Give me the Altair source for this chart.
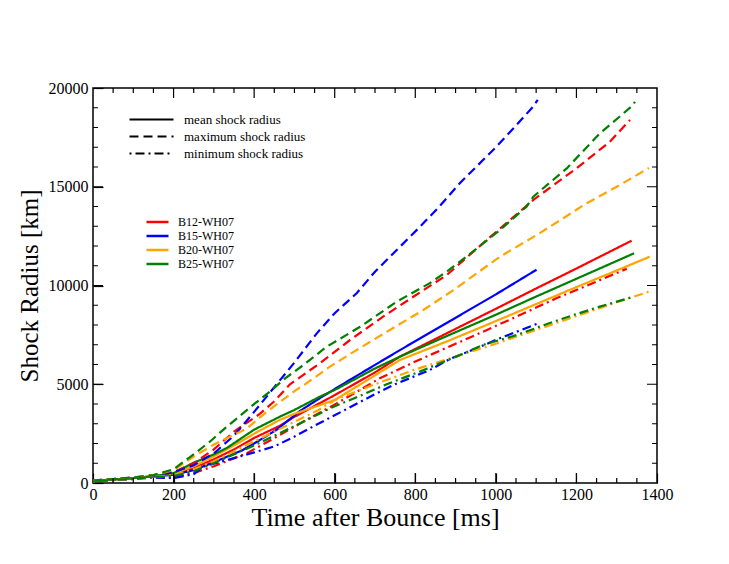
import altair as alt
import pandas as pd

FONT = "Liberation Serif"

# ---- data (time after bounce [ms], shock radius [km]) ----
t_b12_mean = [0, 50, 100, 150, 200, 250, 300, 350, 400, 464, 500, 600, 700, 762, 886, 1000, 1100, 1200, 1337]
r_b12_mean = [100, 180, 250, 340, 450, 750, 1200, 1700, 2280, 2900, 3350, 4450, 5600, 6400, 7660, 8820, 9850, 10860, 12270]

t_b15_mean = [0, 50, 100, 150, 200, 250, 300, 372, 400, 456, 514, 571, 640, 700, 762, 886, 1000, 1101]
r_b15_mean = [100, 180, 250, 330, 420, 650, 1050, 1670, 2000, 2700, 3650, 4400, 5250, 5980, 6730, 8200, 9550, 10800]

t_b20_mean = [0, 50, 100, 150, 200, 250, 300, 350, 400, 464, 500, 600, 700, 762, 886, 1000, 1100, 1200, 1300, 1382]
r_b20_mean = [100, 180, 250, 340, 480, 850, 1350, 1900, 2500, 3200, 3500, 4200, 5450, 6230, 7230, 8200, 9060, 9920, 10760, 11460]

t_b25_mean = [0, 50, 100, 150, 200, 248, 300, 332, 400, 464, 500, 563, 600, 700, 762, 886, 1000, 1100, 1200, 1343]
r_b25_mean = [100, 180, 250, 340, 500, 1010, 1450, 1770, 2700, 3360, 3700, 4370, 4710, 5800, 6400, 7510, 8520, 9440, 10340, 11630]

t_b12_max = [0, 50, 100, 150, 200, 250, 300, 350, 414, 448, 489, 563, 638, 720, 795, 878, 977, 1093, 1200, 1283, 1333]
r_b12_max = [120, 200, 270, 380, 550, 1000, 1700, 2600, 3500, 4100, 5000, 6060, 7240, 8420, 9430, 10530, 12300, 14330, 15930, 17280, 18380]

t_b15_max = [0, 50, 100, 150, 200, 250, 300, 350, 400, 450, 500, 556, 600, 655, 700, 754, 811, 860, 911, 1000, 1050, 1090, 1104]
r_b15_max = [120, 200, 280, 380, 550, 900, 1500, 2400, 3600, 4850, 6100, 7590, 8600, 9620, 10700, 11800, 12960, 14000, 15190, 17000, 18100, 19000, 19400]

t_b20_max = [0, 50, 100, 150, 200, 249, 300, 381, 431, 500, 530, 588, 654, 737, 820, 895, 1010, 1109, 1225, 1300, 1380]
r_b20_max = [120, 200, 280, 400, 650, 1330, 1950, 2750, 3600, 4650, 5050, 5890, 6730, 7750, 8760, 9770, 11460, 12650, 14160, 15000, 15950]

t_b25_max = [0, 50, 100, 150, 200, 240, 290, 328, 402, 435, 477, 522, 580, 663, 754, 836, 878, 927, 1010, 1076, 1093, 1176, 1258, 1341, 1345]
r_b25_max = [120, 200, 280, 400, 700, 1300, 2090, 2780, 4030, 4560, 5300, 5970, 6900, 7910, 9180, 10120, 10700, 11460, 12810, 13990, 14500, 15930, 17700, 19140, 19300]

t_b12_min = [0, 50, 100, 150, 200, 250, 300, 381, 456, 530, 605, 712, 800, 900, 968, 1051, 1150, 1250, 1325]
r_b12_min = [80, 150, 220, 300, 300, 500, 850, 1500, 2340, 3200, 4030, 5300, 6150, 7050, 7660, 8420, 9350, 10200, 10850]

t_b15_min = [0, 50, 100, 150, 200, 250, 273, 332, 400, 450, 500, 550, 630, 700, 750, 836, 886, 950, 1010, 1101]
r_b15_min = [80, 150, 200, 280, 250, 450, 830, 1160, 1550, 1850, 2350, 2900, 3750, 4500, 5000, 5720, 6280, 6800, 7330, 8050]

t_b20_min = [0, 50, 100, 150, 200, 250, 300, 400, 500, 560, 600, 700, 800, 900, 1000, 1100, 1200, 1300, 1382]
r_b20_min = [80, 150, 220, 300, 400, 700, 1100, 2100, 3100, 3700, 4200, 5000, 5750, 6400, 7050, 7750, 8450, 9150, 9700]

t_b25_min = [0, 50, 100, 150, 200, 250, 300, 400, 464, 522, 588, 650, 729, 811, 911, 968, 1051, 1134, 1192, 1258, 1341]
r_b25_min = [80, 150, 220, 300, 350, 600, 1000, 1900, 2530, 3100, 3780, 4300, 5000, 5640, 6480, 6990, 7490, 8100, 8500, 8930, 9430]

models = ["B12-WH07", "B15-WH07", "B20-WH07", "B25-WH07"]
model_colors = ["#ff0000", "#0000ff", "#ffa500", "#008000"]
kinds = ["mean shock radius", "maximum shock radius", "minimum shock radius"]
kind_dashes = [[1, 0], [9, 5], [2, 4, 9, 4]]

x_major = [0, 200, 400, 600, 800, 1000, 1200, 1400]
y_major = [0, 5000, 10000, 15000, 20000]
x_tick_step, y_tick_step = 50, 1000

series = [
    ("B12-WH07", "mean shock radius", t_b12_mean, r_b12_mean),
    ("B15-WH07", "mean shock radius", t_b15_mean, r_b15_mean),
    ("B20-WH07", "mean shock radius", t_b20_mean, r_b20_mean),
    ("B25-WH07", "mean shock radius", t_b25_mean, r_b25_mean),
    ("B12-WH07", "maximum shock radius", t_b12_max, r_b12_max),
    ("B15-WH07", "maximum shock radius", t_b15_max, r_b15_max),
    ("B20-WH07", "maximum shock radius", t_b20_max, r_b20_max),
    ("B25-WH07", "maximum shock radius", t_b25_max, r_b25_max),
    ("B12-WH07", "minimum shock radius", t_b12_min, r_b12_min),
    ("B15-WH07", "minimum shock radius", t_b15_min, r_b15_min),
    ("B20-WH07", "minimum shock radius", t_b20_min, r_b20_min),
    ("B25-WH07", "minimum shock radius", t_b25_min, r_b25_min),
]

rows = []
for sid, (m, k, ts, rs) in enumerate(series):
    for i, (t, r) in enumerate(zip(ts, rs)):
        rows.append({"model": m, "kind": k, "sid": f"s{sid}", "t": t, "r": r,
                     "order": i, "sw": 2.2})

W, H = 564, 395
XMAX, YMAX = 1400, 20000

# inward-pointing axis ticks (major 10 px, minor 5 px) on all four sides,
# drawn as short two-point segments through the same scales
segs = []
for v in range(x_tick_step, XMAX, x_tick_step):
    d = (10 if v % 200 == 0 else 5) / H * YMAX
    segs.append((v, 0, v, d))
    segs.append((v, YMAX, v, YMAX - d))
for v in range(y_tick_step, YMAX, y_tick_step):
    d = (10 if v % 5000 == 0 else 5) / W * XMAX
    segs.append((0, v, d, v))
    segs.append((XMAX, v, XMAX - d, v))
for j, (t1, r1, t2, r2) in enumerate(segs):
    rows.append({"model": "tick", "kind": "tick", "sid": f"k{j}", "t": t1, "r": r1, "order": 0, "sw": 1.2})
    rows.append({"model": "tick", "kind": "tick", "sid": f"k{j}", "t": t2, "r": r2, "order": 1, "sw": 1.2})

df = pd.DataFrame(rows)

xscale = alt.Scale(domain=[0, XMAX], nice=False, zero=False)
yscale = alt.Scale(domain=[0, YMAX], nice=False, zero=False)

# major ticks of the labelled axes point inward (negative size via an expression)
x_axis = alt.Axis(values=x_major, format="d", ticks=True, tickSize={"expr": "-10"},
                  tickColor="black", tickWidth=1.2, domain=False, grid=False,
                  labelFlush=False, title="Time after Bounce [ms]", labelFont=FONT,
                  labelFontSize=16, labelColor="black", titleFont=FONT, titleFontSize=26,
                  titleFontWeight="normal", titleColor="black",
                  labelPadding=13, titlePadding=2)
y_axis = alt.Axis(values=y_major, format="d", ticks=True, tickSize={"expr": "-10"},
                  tickColor="black", tickWidth=1.2, domain=False, grid=False,
                  labelFlush=False, title="Shock Radius [km]", labelFont=FONT,
                  labelFontSize=16, labelColor="black", titleFont=FONT, titleFontSize=25,
                  titleFontWeight="normal", titleColor="black",
                  labelPadding=15, titlePadding=6)

chart = alt.Chart(df).mark_line(clip=True).encode(
    x=alt.X("t:Q", scale=xscale, axis=x_axis),
    y=alt.Y("r:Q", scale=yscale, axis=y_axis),
    color=alt.Color("model:N",
                    scale=alt.Scale(domain=models + ["tick"], range=model_colors + ["black"]),
                    legend=alt.Legend(values=models, orient="none", legendX=52, legendY=127,
                                      title=None, symbolType="stroke", symbolSize=22 * 22,
                                      symbolStrokeWidth=2.5, labelFont=FONT, labelFontSize=12,
                                      labelColor="black", labelOffset=8, rowPadding=0,
                                      clipHeight=14, padding=0)),
    strokeDash=alt.StrokeDash("kind:N",
                              scale=alt.Scale(domain=kinds + ["tick"], range=kind_dashes + [[1, 0]]),
                              legend=alt.Legend(values=kinds, orient="none", legendX=35, legendY=23,
                                                title=None, symbolType="stroke", symbolSize=44 * 44,
                                                symbolStrokeColor="black", symbolStrokeWidth=2.2,
                                                labelFont=FONT, labelFontSize=13, labelColor="black",
                                                labelOffset=9, rowPadding=0, clipHeight=17,
                                                padding=0)),
    strokeWidth=alt.StrokeWidth("sw:Q", scale=None),
    detail="sid:N",
    order="order:Q",
).properties(
    width=W, height=H,
    autosize=alt.AutoSizeParams(type="none"),
    padding={"left": 85, "top": 80, "right": 60, "bottom": 70},
    background="white",
).configure_view(stroke="black", strokeWidth=1.5)

chart.save("out.html", embed_options={"renderer": "svg", "actions": False})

◆ GIVEN EXERCISE ◆
Only lines belong in the copy: transcribe those from the start of the data through the line that contains "8200, 9550, 10800]", and skip the pictures.

◆ CORRECT RESULT ◆
Give me the Altair source for this chart.
import altair as alt
import pandas as pd

FONT = "Liberation Serif"

# ---- data (time after bounce [ms], shock radius [km]) ----
t_b12_mean = [0, 50, 100, 150, 200, 250, 300, 350, 400, 464, 500, 600, 700, 762, 886, 1000, 1100, 1200, 1337]
r_b12_mean = [100, 180, 250, 340, 450, 750, 1200, 1700, 2280, 2900, 3350, 4450, 5600, 6400, 7660, 8820, 9850, 10860, 12270]

t_b15_mean = [0, 50, 100, 150, 200, 250, 300, 372, 400, 456, 514, 571, 640, 700, 762, 886, 1000, 1101]
r_b15_mean = [100, 180, 250, 330, 420, 650, 1050, 1670, 2000, 2700, 3650, 4400, 5250, 5980, 6730, 8200, 9550, 10800]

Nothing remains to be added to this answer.